# PROBLEM TO SOLVE
Each line from the top of the listing through the one holding "EC Forecast (2004" should be restated word for word, with nothing added and no pictures.

# RECORDED DATA
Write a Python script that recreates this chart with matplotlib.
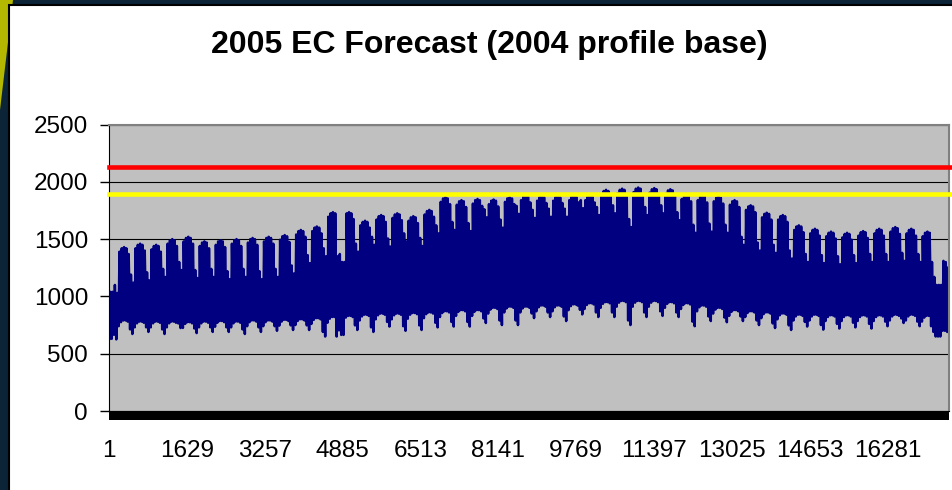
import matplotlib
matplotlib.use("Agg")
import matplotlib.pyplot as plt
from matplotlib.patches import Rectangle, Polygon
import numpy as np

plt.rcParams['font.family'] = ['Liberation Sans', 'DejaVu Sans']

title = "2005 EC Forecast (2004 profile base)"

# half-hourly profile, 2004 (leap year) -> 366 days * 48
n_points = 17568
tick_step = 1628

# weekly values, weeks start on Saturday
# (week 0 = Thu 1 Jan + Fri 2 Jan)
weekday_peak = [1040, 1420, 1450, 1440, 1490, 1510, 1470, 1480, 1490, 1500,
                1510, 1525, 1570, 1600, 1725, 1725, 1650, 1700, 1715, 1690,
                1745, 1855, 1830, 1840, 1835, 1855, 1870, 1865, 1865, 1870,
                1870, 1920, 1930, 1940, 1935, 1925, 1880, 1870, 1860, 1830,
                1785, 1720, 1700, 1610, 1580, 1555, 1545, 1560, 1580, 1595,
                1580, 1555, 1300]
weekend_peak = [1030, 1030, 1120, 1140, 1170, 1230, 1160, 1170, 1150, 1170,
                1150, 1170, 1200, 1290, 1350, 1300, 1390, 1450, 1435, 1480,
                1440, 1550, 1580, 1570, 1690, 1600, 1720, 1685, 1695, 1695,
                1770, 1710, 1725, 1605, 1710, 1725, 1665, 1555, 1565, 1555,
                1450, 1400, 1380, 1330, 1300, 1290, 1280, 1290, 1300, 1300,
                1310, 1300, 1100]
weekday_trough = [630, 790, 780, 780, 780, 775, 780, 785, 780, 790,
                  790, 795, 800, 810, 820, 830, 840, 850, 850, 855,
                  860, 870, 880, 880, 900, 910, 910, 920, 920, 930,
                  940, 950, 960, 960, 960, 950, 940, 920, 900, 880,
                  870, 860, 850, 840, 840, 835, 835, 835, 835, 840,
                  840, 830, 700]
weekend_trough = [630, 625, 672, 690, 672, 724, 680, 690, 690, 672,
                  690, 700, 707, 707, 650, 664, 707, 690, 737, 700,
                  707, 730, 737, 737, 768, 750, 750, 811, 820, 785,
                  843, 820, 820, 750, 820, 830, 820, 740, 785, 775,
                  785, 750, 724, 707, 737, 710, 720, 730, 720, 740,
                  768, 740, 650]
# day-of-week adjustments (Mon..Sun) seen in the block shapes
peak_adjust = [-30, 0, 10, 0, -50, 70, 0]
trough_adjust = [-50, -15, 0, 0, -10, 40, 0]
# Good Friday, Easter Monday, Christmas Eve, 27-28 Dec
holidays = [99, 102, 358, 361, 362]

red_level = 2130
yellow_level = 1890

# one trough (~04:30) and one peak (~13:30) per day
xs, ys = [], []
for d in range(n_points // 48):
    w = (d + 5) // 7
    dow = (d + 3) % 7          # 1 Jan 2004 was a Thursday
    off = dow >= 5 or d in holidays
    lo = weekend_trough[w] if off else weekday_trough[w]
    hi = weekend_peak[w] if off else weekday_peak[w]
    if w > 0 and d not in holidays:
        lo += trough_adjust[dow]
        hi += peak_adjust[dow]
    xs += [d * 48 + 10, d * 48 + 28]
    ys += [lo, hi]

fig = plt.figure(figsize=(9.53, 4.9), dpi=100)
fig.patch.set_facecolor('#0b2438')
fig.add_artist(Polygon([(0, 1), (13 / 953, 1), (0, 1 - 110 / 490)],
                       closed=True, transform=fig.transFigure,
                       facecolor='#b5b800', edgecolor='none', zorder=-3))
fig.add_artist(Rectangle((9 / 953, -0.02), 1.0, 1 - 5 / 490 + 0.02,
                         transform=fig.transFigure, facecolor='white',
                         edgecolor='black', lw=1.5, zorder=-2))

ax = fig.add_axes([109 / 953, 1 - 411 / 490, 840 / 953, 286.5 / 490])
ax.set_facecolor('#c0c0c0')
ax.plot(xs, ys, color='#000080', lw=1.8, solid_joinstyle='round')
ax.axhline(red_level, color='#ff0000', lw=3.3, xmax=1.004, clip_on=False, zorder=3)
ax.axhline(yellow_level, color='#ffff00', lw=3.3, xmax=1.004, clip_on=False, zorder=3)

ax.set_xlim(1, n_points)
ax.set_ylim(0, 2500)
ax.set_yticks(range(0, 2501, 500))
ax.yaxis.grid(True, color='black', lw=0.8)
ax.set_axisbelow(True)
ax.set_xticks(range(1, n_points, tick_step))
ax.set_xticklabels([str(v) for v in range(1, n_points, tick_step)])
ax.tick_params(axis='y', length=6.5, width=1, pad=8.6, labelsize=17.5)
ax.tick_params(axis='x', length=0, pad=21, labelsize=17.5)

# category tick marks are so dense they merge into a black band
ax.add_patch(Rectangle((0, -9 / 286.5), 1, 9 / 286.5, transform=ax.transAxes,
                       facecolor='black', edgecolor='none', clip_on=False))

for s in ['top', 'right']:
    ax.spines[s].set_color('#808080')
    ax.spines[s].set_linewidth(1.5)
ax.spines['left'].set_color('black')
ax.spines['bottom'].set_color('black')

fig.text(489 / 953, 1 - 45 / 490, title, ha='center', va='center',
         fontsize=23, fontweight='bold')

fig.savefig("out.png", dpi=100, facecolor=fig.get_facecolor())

# FINAL RESULT
Write a Python script that recreates this chart with matplotlib.
import matplotlib
matplotlib.use("Agg")
import matplotlib.pyplot as plt
from matplotlib.patches import Rectangle, Polygon
import numpy as np

plt.rcParams['font.family'] = ['Liberation Sans', 'DejaVu Sans']

title = "2005 EC Forecast (2004 profile base)"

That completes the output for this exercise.